According to the white paper, the critical enablers of VFS are:

  • executive engagement
    No initiative will succeed over the long term without executive engagement, which is also a critical enabler of classic competitive supply strategies.
  • value chain goal alignment and measurement
    This is a fundamental requirement of any supply strategy designed to enhance an organization’s overall competitive position — and a core requirement for any enhanced competitive supply strategy, such as DDSN and TVM.
  • supply market understanding
    Without supply market understanding, even a simple e-Auction will fail miserably.
  • collaboration approaches
    The best results always materialize from collaboration.
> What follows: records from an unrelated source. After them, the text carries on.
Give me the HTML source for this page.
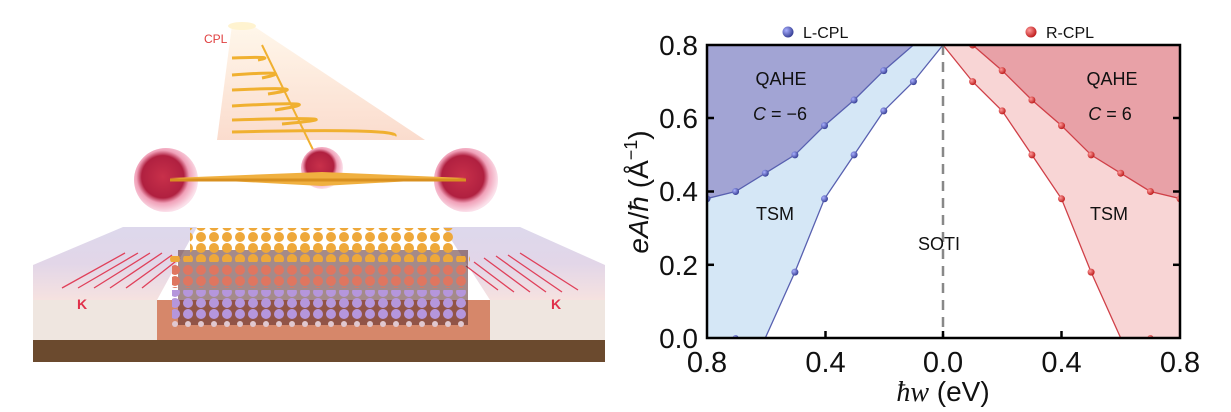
<!DOCTYPE html>
<html><head><meta charset="utf-8"><style>
html,body{margin:0;padding:0;background:#fff;}
svg{display:block;}
text{font-family:"Liberation Sans",sans-serif;}
</style></head><body>
<svg width="1231" height="412" viewBox="0 0 1231 412" xmlns="http://www.w3.org/2000/svg">
<defs>
<radialGradient id="gb" cx="35%" cy="35%" r="65%"><stop offset="0" stop-color="#aab0ff"/><stop offset="1" stop-color="#3a4298"/></radialGradient>
<radialGradient id="gr" cx="35%" cy="35%" r="65%"><stop offset="0" stop-color="#ff9a9a"/><stop offset="1" stop-color="#c02020"/></radialGradient>
<radialGradient id="sph" cx="45%" cy="45%" r="55%"><stop offset="0" stop-color="#c8304a"/><stop offset="0.6" stop-color="#b02040"/><stop offset="0.75" stop-color="#f0a0b8"/><stop offset="1" stop-color="#fbe0ea"/></radialGradient>
<linearGradient id="beam" x1="0" y1="0" x2="0" y2="1"><stop offset="0" stop-color="#fff6e8"/><stop offset="1" stop-color="#fad8c8"/></linearGradient>
<linearGradient id="topf" x1="0" y1="0" x2="0" y2="1"><stop offset="0" stop-color="#ddd8ec"/><stop offset="0.5" stop-color="#e2d6e8"/><stop offset="1" stop-color="#f6e2e0"/></linearGradient>
<pattern id="pY" width="13" height="11" patternUnits="userSpaceOnUse"><circle cx="6" cy="6" r="5" fill="#eea83a"/></pattern>
<pattern id="pR" width="13" height="11" patternUnits="userSpaceOnUse"><circle cx="6" cy="6" r="5" fill="#df7660"/></pattern>
<pattern id="pP" width="13" height="11" patternUnits="userSpaceOnUse"><circle cx="6" cy="6" r="5" fill="#b596dc"/></pattern>
<pattern id="pW" width="13" height="11" patternUnits="userSpaceOnUse"><circle cx="6" cy="5" r="3" fill="#e0c8d0"/></pattern>
<clipPath id="plot"><rect x="707" y="45" width="473" height="293"/></clipPath>
</defs>

<!-- Illustration -->
<polygon points="232,25 252,25 425,140 217,140" fill="url(#beam)" opacity="0.9"/>
<ellipse cx="242" cy="26" rx="14" ry="4" fill="#fff3d0"/>
<g stroke="#f0b030" stroke-width="3" fill="none">
<path d="M232,58 Q280,56 258,60"/>
<path d="M232,75 Q300,70 262,78"/>
<path d="M232,90 Q320,86 268,94"/>
<path d="M232,106 Q340,100 275,110"/>
<path d="M232,120 Q370,116 282,124"/>
<path d="M232,132 Q400,128 395,136"/>
<line x1="262" y1="45" x2="318" y2="160" stroke-width="2"/>
</g>
<text x="204" y="43" font-size="12" fill="#e04040">CPL</text>
<circle cx="166" cy="180" r="32" fill="url(#sph)"/>
<circle cx="322" cy="168" r="21" fill="url(#sph)"/>
<circle cx="466" cy="180" r="32" fill="url(#sph)"/>
<polygon points="170,178 322,172 466,178 322,186" fill="#f0b040"/>
<line x1="170" y1="180" x2="466" y2="180" stroke="#d89020" stroke-width="3"/>
<!-- slab -->
<rect x="33" y="340" width="572" height="22" fill="#6b4a2e"/>
<polygon points="157,300 490,300 490,340 150,340" fill="#d6876a"/>
<polygon points="33,265 123,227 197,227 157,300 33,300" fill="url(#topf)"/>
<rect x="33" y="300" width="124" height="40" fill="#efe6e0"/>
<polygon points="443,227 520,227 605,265 605,300 490,300" fill="url(#topf)"/>
<rect x="490" y="300" width="115" height="40" fill="#efe6e0"/>
<g stroke="#e0405a" stroke-width="1.3">
<line x1="62" y1="288" x2="125" y2="253"/><line x1="78" y1="288" x2="138" y2="253"/><line x1="94" y1="288" x2="150" y2="253"/><line x1="110" y1="288" x2="162" y2="253"/><line x1="126" y1="288" x2="172" y2="255"/><line x1="142" y1="288" x2="180" y2="258"/>
<line x1="578" y1="290" x2="520" y2="253"/><line x1="562" y1="292" x2="508" y2="255"/><line x1="546" y1="292" x2="496" y2="256"/><line x1="530" y1="292" x2="484" y2="258"/><line x1="514" y1="292" x2="474" y2="262"/><line x1="498" y1="290" x2="466" y2="266"/>
</g>
<text x="77" y="309" font-size="14" font-weight="bold" fill="#e0304a">K</text>
<text x="551" y="309" font-size="14" font-weight="bold" fill="#e0304a">K</text>
<rect x="178" y="250" width="290" height="75" fill="#5a2a2a" opacity="0.55"/>
<rect x="190" y="228" width="265" height="34" fill="url(#pY)"/>
<rect x="170" y="256" width="300" height="6" fill="url(#pY)"/>
<rect x="172" y="264" width="296" height="24" fill="url(#pR)"/>
<rect x="172" y="290" width="296" height="30" fill="url(#pP)"/>
<rect x="172" y="320" width="296" height="12" fill="url(#pW)"/>

<!-- Chart -->
<g clip-path="url(#plot)">
<polygon points="707,45 913.4,45 883.8,70.6 854.1,100 824.5,125.6 794.9,154.9 765.3,173.2 735.6,191.5 706,198.8" fill="#a2a4d4"/>
<polygon points="706,198.8 735.6,191.5 765.3,173.2 794.9,154.9 824.5,125.6 854.1,100 883.8,70.6 913.4,45 943,45 913.4,81.6 883.8,110.9 854.1,154.9 824.5,198.8 794.9,272.1 765.3,338 707,338" fill="#d5e7f6"/>
<polygon points="1180,45 972.6,45 1002.2,70.6 1031.9,100 1061.5,125.6 1091.1,154.9 1120.7,173.2 1150.4,191.5 1181,198.8" fill="#e8a1a7"/>
<polygon points="1181,198.8 1150.4,191.5 1120.7,173.2 1091.1,154.9 1061.5,125.6 1031.9,100 1002.2,70.6 972.6,45 943,45 972.6,81.6 1002.2,110.9 1031.9,154.9 1061.5,198.8 1091.1,272.1 1120.7,338 1180,338" fill="#f8d5d5"/>
<g fill="none" stroke="#5860b0" stroke-width="1.3">
<polyline points="706,198.8 735.6,191.5 765.3,173.2 794.9,154.9 824.5,125.6 854.1,100 883.8,70.6 913.4,45"/>
<polyline points="943,45 913.4,81.6 883.8,110.9 854.1,154.9 824.5,198.8 794.9,272.1 765.3,338"/>
</g>
<g fill="none" stroke="#d04048" stroke-width="1.3">
<polyline points="1181,198.8 1150.4,191.5 1120.7,173.2 1091.1,154.9 1061.5,125.6 1031.9,100 1002.2,70.6 972.6,45"/>
<polyline points="943,45 972.6,81.6 1002.2,110.9 1031.9,154.9 1061.5,198.8 1091.1,272.1 1120.7,338"/>
</g>
<g fill="url(#gb)">
<circle cx="707" cy="198.8" r="3.5"/><circle cx="735.6" cy="191.5" r="3.5"/><circle cx="765.3" cy="173.2" r="3.5"/><circle cx="794.9" cy="154.9" r="3.5"/><circle cx="824.5" cy="125.6" r="3.5"/><circle cx="854.1" cy="100" r="3.5"/><circle cx="883.8" cy="70.6" r="3.5"/>
<circle cx="913.4" cy="81.6" r="3.5"/><circle cx="883.8" cy="110.9" r="3.5"/><circle cx="854.1" cy="154.9" r="3.5"/><circle cx="824.5" cy="198.8" r="3.5"/><circle cx="794.9" cy="272.1" r="3.5"/><circle cx="735.6" cy="338" r="3"/>
</g>
<g fill="url(#gr)">
<circle cx="1180" cy="198.8" r="3.5"/><circle cx="1150.4" cy="191.5" r="3.5"/><circle cx="1120.7" cy="173.2" r="3.5"/><circle cx="1091.1" cy="154.9" r="3.5"/><circle cx="1061.5" cy="125.6" r="3.5"/><circle cx="1031.9" cy="100" r="3.5"/><circle cx="1002.2" cy="70.6" r="3.5"/><circle cx="972.6" cy="45" r="3.5"/>
<circle cx="972.6" cy="81.6" r="3.5"/><circle cx="1002.2" cy="110.9" r="3.5"/><circle cx="1031.9" cy="154.9" r="3.5"/><circle cx="1061.5" cy="198.8" r="3.5"/><circle cx="1091.1" cy="272.1" r="3.5"/><circle cx="1150.4" cy="338" r="3"/>
</g>
</g>
<line x1="943" y1="45" x2="943" y2="338" stroke="#888" stroke-width="2.5" stroke-dasharray="10,7"/>
<rect x="707" y="45" width="473" height="293" fill="none" stroke="#000" stroke-width="2.5"/>
<g stroke="#000" stroke-width="2.5">
<line x1="707" y1="118" x2="714" y2="118"/><line x1="707" y1="191.5" x2="714" y2="191.5"/><line x1="707" y1="264.8" x2="714" y2="264.8"/>
<line x1="1180" y1="118" x2="1173" y2="118"/><line x1="1180" y1="191.5" x2="1173" y2="191.5"/><line x1="1180" y1="264.8" x2="1173" y2="264.8"/>
<line x1="825.5" y1="338" x2="825.5" y2="331"/><line x1="943" y1="338" x2="943" y2="331"/><line x1="1061.5" y1="338" x2="1061.5" y2="331"/>
</g>
<g font-size="28" text-anchor="end" fill="#111">
<text x="698" y="55">0.8</text><text x="698" y="128">0.6</text><text x="698" y="201">0.4</text><text x="698" y="275">0.2</text><text x="698" y="348">0.0</text>
</g>
<g font-size="29" text-anchor="middle" fill="#111">
<text x="707" y="372">0.8</text><text x="825.5" y="372">0.4</text><text x="943" y="372">0.0</text><text x="1061.5" y="372">0.4</text><text x="1180" y="372">0.8</text>
</g>
<text x="943" y="401" font-size="28" text-anchor="middle" fill="#111"><tspan font-family="Liberation Serif" font-style="italic">ħw</tspan> (eV)</text>
<text transform="translate(648,192) rotate(-90)" font-size="28" text-anchor="middle" fill="#111" font-family="Liberation Serif"><tspan font-style="italic">eA</tspan>/<tspan font-style="italic">ħ</tspan> (Å<tspan font-size="18" dy="-11">−1</tspan><tspan dy="11">)</tspan></text>
<g font-size="18" fill="#111" text-anchor="middle">
<text x="781" y="85">QAHE</text><text x="775" y="220">TSM</text><text x="939" y="250">SOTI</text>
<text x="1112" y="85">QAHE</text><text x="1109" y="220">TSM</text>
</g>
<g font-size="18" fill="#111" font-family="Liberation Serif" text-anchor="middle">
<text x="780" y="120"><tspan font-style="italic">C</tspan> = −6</text>
<text x="1110" y="120"><tspan font-style="italic">C</tspan> = 6</text>
</g>
<circle cx="788" cy="32" r="5.5" fill="url(#gb)"/>
<text x="803" y="38" font-size="16" fill="#111">L-CPL</text>
<circle cx="1031" cy="32" r="5.5" fill="url(#gr)"/>
<text x="1046" y="38" font-size="16" fill="#111">R-CPL</text>
</svg>
</body></html>
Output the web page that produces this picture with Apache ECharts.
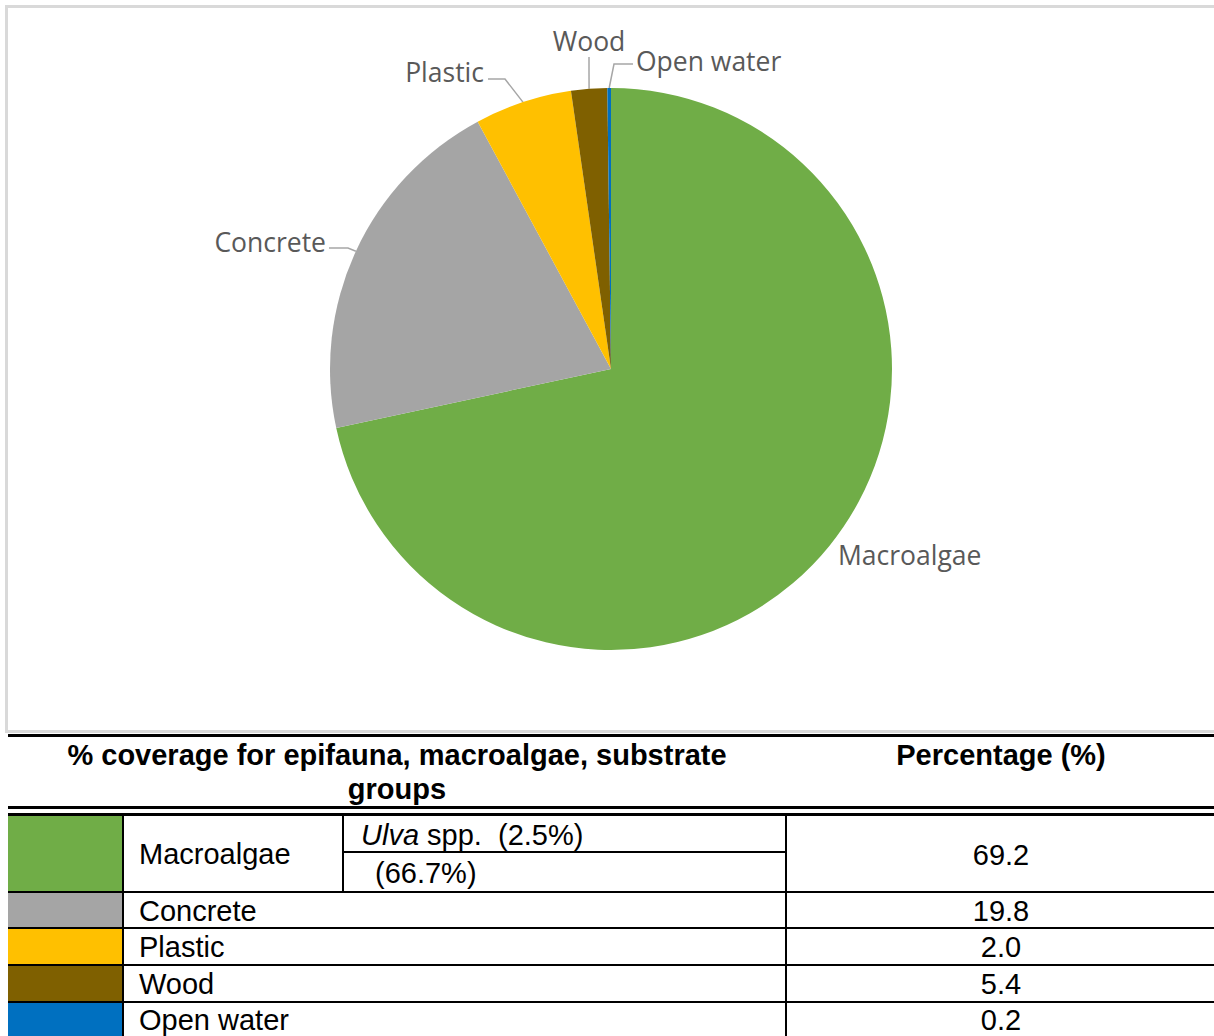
<!DOCTYPE html>
<html><head><meta charset="utf-8">
<script src="https://cdn.jsdelivr.net/npm/echarts@6/dist/echarts.min.js"></script>
<style>
html,body{margin:0;padding:0;background:#fff;width:1214px;height:1036px;overflow:hidden;position:relative;font-family:"Liberation Sans",Arial,sans-serif;}
#chart{position:absolute;left:0;top:0;width:1214px;height:734px;}
.ln{position:absolute;background:#000;}
.sw{position:absolute;}
.tx{position:absolute;font-size:29px;color:#000;line-height:28px;height:28px;white-space:pre;}
.c{transform:translateX(-50%);}
.b{font-weight:bold;}
</style></head><body>
<div id="chart"></div>
<div id="table"></div>
<script>
// ---- data ----
const categories = ['Macroalgae', 'Concrete', 'Plastic', 'Wood', 'Open water'];
const pieValues = [69.2, 19.8, 5.4, 2.0, 0.2];
const tableValues = ['69.2', '19.8', '2.0', '5.4', '0.2'];
const colors = ['#70ad47', '#a5a5a5', '#ffc000', '#7f6000', '#0070c0'];
const headerLeft = ['% coverage for epifauna, macroalgae, substrate', 'groups'];
const headerRight = 'Percentage (%)';
const macroSubItalic = 'Ulva';
const macroSubRows = [' spp.  (2.5%)', '(66.7%)'];

// ---- pie ----
const chart = echarts.init(document.getElementById('chart'), null, {renderer: 'svg'});
const labelSpots = [
  {x: 838, y: 555, align: 'left', bend: null},
  {x: 326, y: 242, align: 'right', bend: [[348, 248], [329, 248]]},
  {x: 484, y: 72, align: 'right', bend: [[505, 79], [488, 79]]},
  {x: 589, y: 41, align: 'center', bend: [[589, 72], [589, 57]]},
  {x: 636, y: 61, align: 'left', bend: [[614, 64], [633, 64]]}
];
chart.setOption({
  animation: false,
  graphic: [{
    type: 'rect', silent: true,
    shape: {x: 6.5, y: 6.5, width: 1230, height: 725},
    style: {fill: 'none', stroke: '#d9d9d9', lineWidth: 3}
  }],
  series: [{
    type: 'pie',
    center: [611, 369],
    radius: 281,
    startAngle: 90,
    clockwise: true,
    avoidLabelOverlap: false,
    data: categories.map((c, i) => ({
      name: c, value: pieValues[i],
      itemStyle: {color: colors[i]},
      labelLine: {show: i !== 0}
    })),
    label: {
      show: true, position: 'outside', formatter: '{b}',
      fontFamily: '"Open Sans", sans-serif', fontSize: 26.5, color: '#595959'
    },
    labelLine: {show: true, lineStyle: {color: '#a6a6a6', width: 1.5}},
    labelLayout: function (p) {
      const s = labelSpots[p.dataIndex];
      const out = {x: s.x, y: s.y, align: s.align, verticalAlign: 'middle'};
      if (s.bend && p.labelLinePoints) {
        out.labelLinePoints = [p.labelLinePoints[0], s.bend[0], s.bend[1]];
      }
      return out;
    }
  }]
});

// ---- table ----
const T = document.getElementById('table');
function add(cls, x, y, w, h, bg) {
  const d = document.createElement('div');
  d.className = cls;
  d.style.left = x + 'px'; d.style.top = y + 'px';
  if (w != null) d.style.width = w + 'px';
  if (h != null) d.style.height = h + 'px';
  if (bg) d.style.background = bg;
  T.appendChild(d);
  return d;
}
function text(str, x, cy, extra) {
  const d = add('tx ' + (extra || ''), x, cy - 14);
  d.textContent = str;
  return d;
}
// horizontal rules
add('ln', 8, 734, 1206, 3);
add('ln', 8, 806, 1206, 3);
add('ln', 8, 813, 1206, 3);
const rowTops = [816, 893, 929, 966, 1003];
const rowBots = [891, 927, 964, 1001, 1040];
[891, 927, 964, 1001].forEach(y => add('ln', 8, y, 1206, 2));
add('ln', 343, 851, 443, 2);
// swatches
categories.forEach((c, i) => add('sw', 8, rowTops[i], 114, rowBots[i] - rowTops[i], colors[i]));
// vertical rules
add('ln', 122, 816, 2, 224);
add('ln', 342, 816, 2, 76);
add('ln', 785, 816, 2, 224);
// header
text(headerLeft[0], 397, 755, 'b c');
text(headerLeft[1], 397, 789, 'b c');
text(headerRight, 1001, 755, 'b c');
// body
const rowCenters = [854, 911, 947, 984, 1020];
categories.forEach((c, i) => {
  text(c, 139, rowCenters[i]);
  text(tableValues[i], 1001, rowCenters[i] + (i === 0 ? 1 : 0), 'c');
});
const u = text('', 361, 835);
const it = document.createElement('i'); it.textContent = macroSubItalic;
u.appendChild(it); u.appendChild(document.createTextNode(macroSubRows[0]));
text(macroSubRows[1], 375, 873);
</script>
</body></html>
  • supplier relationships
    Without a good supplier relationship, quality, on-time delivery, and emergency orders are at risk.
  • organization and human resources
    The right people will always be required to pull the strategy off.
  • information/analytic capabilities
    This is essentially the only enabler that’s new, sort-of. While information/analytic capabilities are a requirement of competitive sourcing strategies, as good information is necessary to select the right strategy and analyze the bids, classic competitive sourcing did not require decision optimization, modern (POS-based) forecasting techniques, inventory optimization strategies, or (true) spend analysis.

Thus, any organization that has mastered standard competitive sourcing can easily move on to next generation sourcing strategies simply by adding a new tool or two to their toolkit — complete overhauls not required.